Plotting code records
- - - -

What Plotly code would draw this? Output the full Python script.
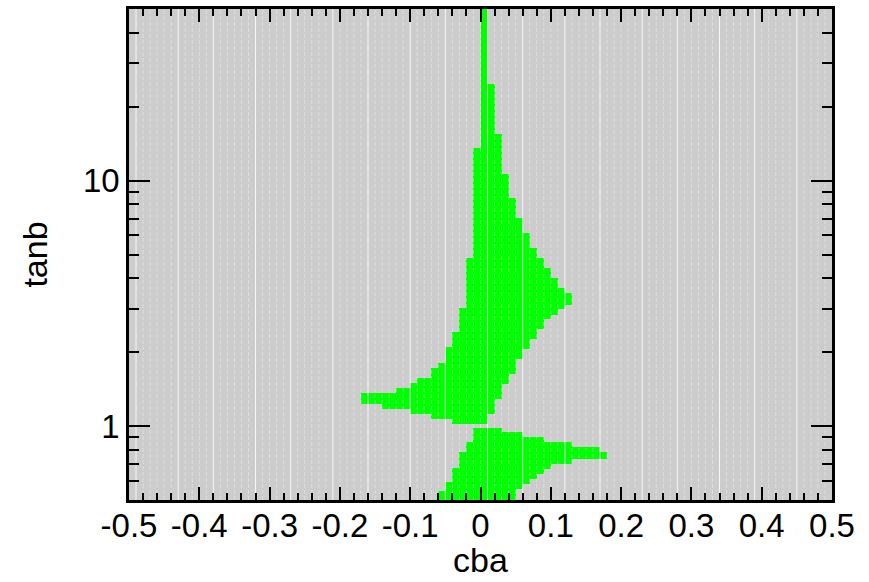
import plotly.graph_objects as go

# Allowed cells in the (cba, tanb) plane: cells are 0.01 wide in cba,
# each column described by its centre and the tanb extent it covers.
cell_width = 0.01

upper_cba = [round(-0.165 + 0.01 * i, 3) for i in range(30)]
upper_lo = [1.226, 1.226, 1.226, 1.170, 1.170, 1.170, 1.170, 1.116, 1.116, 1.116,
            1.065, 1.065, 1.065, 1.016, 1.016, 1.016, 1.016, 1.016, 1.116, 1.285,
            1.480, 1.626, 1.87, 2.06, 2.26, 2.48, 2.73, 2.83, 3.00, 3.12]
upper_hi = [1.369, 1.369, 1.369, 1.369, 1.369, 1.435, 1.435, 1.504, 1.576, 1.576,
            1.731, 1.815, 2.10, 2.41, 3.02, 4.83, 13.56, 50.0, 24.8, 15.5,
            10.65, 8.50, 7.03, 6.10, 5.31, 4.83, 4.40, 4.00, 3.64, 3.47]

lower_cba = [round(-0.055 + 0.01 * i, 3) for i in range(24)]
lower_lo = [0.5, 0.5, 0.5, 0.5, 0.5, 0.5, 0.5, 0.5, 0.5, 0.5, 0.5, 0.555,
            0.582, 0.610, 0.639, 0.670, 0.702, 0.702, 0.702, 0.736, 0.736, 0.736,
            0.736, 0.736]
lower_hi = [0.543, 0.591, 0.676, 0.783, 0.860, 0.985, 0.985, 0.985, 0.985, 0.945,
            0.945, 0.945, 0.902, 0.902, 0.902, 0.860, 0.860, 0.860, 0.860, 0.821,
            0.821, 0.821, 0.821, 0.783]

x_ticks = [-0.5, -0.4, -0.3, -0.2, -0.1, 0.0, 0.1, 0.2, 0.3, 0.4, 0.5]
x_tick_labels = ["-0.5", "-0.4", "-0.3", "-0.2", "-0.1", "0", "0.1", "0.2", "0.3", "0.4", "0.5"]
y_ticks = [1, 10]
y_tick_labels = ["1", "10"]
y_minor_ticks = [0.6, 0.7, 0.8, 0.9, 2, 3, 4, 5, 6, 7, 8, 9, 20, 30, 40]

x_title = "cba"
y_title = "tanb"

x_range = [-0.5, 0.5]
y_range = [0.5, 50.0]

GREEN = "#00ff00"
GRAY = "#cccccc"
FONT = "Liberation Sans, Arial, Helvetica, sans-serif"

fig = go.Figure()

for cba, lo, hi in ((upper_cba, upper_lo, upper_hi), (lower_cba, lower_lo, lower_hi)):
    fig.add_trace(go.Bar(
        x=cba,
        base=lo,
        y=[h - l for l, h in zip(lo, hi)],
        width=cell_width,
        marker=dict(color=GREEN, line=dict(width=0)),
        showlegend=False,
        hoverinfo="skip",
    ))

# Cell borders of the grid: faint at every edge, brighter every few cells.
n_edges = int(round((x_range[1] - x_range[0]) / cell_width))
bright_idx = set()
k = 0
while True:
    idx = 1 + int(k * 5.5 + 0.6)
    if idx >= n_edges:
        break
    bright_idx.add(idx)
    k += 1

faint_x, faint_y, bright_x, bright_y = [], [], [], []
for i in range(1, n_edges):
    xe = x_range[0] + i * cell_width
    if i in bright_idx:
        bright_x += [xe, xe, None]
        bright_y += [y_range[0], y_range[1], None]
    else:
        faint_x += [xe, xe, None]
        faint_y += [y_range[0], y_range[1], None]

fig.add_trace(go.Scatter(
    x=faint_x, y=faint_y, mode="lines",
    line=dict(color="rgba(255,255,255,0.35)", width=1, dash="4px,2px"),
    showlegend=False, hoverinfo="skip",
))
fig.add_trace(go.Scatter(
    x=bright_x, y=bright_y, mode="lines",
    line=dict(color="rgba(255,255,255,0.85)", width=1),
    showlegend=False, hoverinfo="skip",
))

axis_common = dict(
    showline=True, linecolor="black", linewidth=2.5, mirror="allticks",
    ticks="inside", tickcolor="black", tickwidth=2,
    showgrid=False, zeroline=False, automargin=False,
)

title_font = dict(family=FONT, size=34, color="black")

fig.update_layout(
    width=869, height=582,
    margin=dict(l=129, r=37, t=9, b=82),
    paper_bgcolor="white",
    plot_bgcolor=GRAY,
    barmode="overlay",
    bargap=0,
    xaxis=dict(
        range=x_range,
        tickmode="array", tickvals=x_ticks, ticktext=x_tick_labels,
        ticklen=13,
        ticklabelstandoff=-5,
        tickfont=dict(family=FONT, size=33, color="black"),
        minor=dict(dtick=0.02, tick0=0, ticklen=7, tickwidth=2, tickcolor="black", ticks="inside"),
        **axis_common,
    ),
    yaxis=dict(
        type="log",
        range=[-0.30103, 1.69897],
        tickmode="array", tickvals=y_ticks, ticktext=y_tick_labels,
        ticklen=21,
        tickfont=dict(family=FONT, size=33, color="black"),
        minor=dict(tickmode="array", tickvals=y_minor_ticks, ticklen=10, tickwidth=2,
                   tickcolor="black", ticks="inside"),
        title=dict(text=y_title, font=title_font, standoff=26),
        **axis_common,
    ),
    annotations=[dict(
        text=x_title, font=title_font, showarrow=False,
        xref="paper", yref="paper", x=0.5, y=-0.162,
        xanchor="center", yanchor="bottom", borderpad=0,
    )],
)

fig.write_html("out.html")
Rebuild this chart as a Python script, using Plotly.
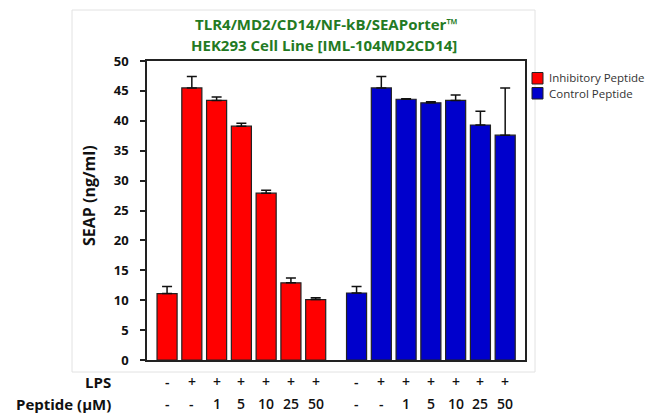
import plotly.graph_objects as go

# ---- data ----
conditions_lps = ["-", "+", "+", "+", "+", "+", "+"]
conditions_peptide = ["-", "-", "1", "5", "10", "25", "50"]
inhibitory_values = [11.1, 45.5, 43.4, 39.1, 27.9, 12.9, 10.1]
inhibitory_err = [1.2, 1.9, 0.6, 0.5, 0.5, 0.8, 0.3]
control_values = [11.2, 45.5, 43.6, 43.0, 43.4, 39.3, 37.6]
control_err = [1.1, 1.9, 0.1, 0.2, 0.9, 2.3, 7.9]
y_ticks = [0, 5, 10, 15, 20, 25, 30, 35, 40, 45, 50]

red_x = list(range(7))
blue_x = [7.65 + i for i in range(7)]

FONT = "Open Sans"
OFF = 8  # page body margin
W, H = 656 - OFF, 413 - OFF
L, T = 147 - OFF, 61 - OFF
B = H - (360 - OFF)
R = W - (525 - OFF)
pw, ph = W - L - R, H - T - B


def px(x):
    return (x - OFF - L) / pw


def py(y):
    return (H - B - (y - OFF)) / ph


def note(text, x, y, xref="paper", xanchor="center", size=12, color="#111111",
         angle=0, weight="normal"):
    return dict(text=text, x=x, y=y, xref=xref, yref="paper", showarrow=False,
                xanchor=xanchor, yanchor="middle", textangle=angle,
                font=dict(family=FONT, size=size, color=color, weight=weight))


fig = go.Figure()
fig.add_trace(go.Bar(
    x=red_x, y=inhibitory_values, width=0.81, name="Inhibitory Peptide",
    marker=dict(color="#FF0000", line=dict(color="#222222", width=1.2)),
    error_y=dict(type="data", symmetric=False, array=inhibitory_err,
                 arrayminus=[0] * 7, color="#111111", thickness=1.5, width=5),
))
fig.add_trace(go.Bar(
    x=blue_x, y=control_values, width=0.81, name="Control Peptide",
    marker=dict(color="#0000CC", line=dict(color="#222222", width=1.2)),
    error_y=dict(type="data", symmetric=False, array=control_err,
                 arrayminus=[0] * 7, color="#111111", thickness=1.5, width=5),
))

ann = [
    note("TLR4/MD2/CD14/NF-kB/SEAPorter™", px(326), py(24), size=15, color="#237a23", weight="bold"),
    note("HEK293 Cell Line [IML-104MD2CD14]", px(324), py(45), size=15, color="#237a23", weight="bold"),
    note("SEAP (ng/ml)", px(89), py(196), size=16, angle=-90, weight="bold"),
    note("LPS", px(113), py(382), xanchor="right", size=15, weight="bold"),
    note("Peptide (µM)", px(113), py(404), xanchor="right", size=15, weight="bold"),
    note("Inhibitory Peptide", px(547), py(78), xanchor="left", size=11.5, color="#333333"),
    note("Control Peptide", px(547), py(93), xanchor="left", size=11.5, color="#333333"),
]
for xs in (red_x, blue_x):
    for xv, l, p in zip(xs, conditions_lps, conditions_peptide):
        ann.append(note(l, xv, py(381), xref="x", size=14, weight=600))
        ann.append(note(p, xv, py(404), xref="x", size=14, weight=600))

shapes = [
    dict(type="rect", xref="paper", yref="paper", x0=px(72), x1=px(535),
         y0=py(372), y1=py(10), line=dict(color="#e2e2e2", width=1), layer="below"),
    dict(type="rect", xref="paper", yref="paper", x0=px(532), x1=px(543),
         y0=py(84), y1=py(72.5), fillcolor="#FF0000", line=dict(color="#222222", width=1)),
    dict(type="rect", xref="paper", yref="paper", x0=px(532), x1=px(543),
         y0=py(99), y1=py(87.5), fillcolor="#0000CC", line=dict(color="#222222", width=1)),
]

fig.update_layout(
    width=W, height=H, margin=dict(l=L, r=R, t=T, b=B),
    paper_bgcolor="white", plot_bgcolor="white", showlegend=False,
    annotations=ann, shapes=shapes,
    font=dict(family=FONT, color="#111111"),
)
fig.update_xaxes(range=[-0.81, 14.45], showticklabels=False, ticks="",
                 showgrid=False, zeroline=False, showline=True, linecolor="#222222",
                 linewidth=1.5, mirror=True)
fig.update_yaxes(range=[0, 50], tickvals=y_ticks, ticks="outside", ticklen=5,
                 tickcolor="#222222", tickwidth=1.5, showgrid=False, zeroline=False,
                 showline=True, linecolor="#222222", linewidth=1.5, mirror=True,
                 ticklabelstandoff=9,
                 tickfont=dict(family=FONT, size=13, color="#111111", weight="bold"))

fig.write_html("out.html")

- - - -

**Aim**
Only the lines starting at the line with "Rebuild this chart" and ending at the line with "blue_x = [7.65 + i for i in range(7)]" should be printed again, exactly and with both ends kept; omit the pictures.

**Expected answer**
Rebuild this chart as a Python script, using Plotly.
import plotly.graph_objects as go

# ---- data ----
conditions_lps = ["-", "+", "+", "+", "+", "+", "+"]
conditions_peptide = ["-", "-", "1", "5", "10", "25", "50"]
inhibitory_values = [11.1, 45.5, 43.4, 39.1, 27.9, 12.9, 10.1]
inhibitory_err = [1.2, 1.9, 0.6, 0.5, 0.5, 0.8, 0.3]
control_values = [11.2, 45.5, 43.6, 43.0, 43.4, 39.3, 37.6]
control_err = [1.1, 1.9, 0.1, 0.2, 0.9, 2.3, 7.9]
y_ticks = [0, 5, 10, 15, 20, 25, 30, 35, 40, 45, 50]

red_x = list(range(7))
blue_x = [7.65 + i for i in range(7)]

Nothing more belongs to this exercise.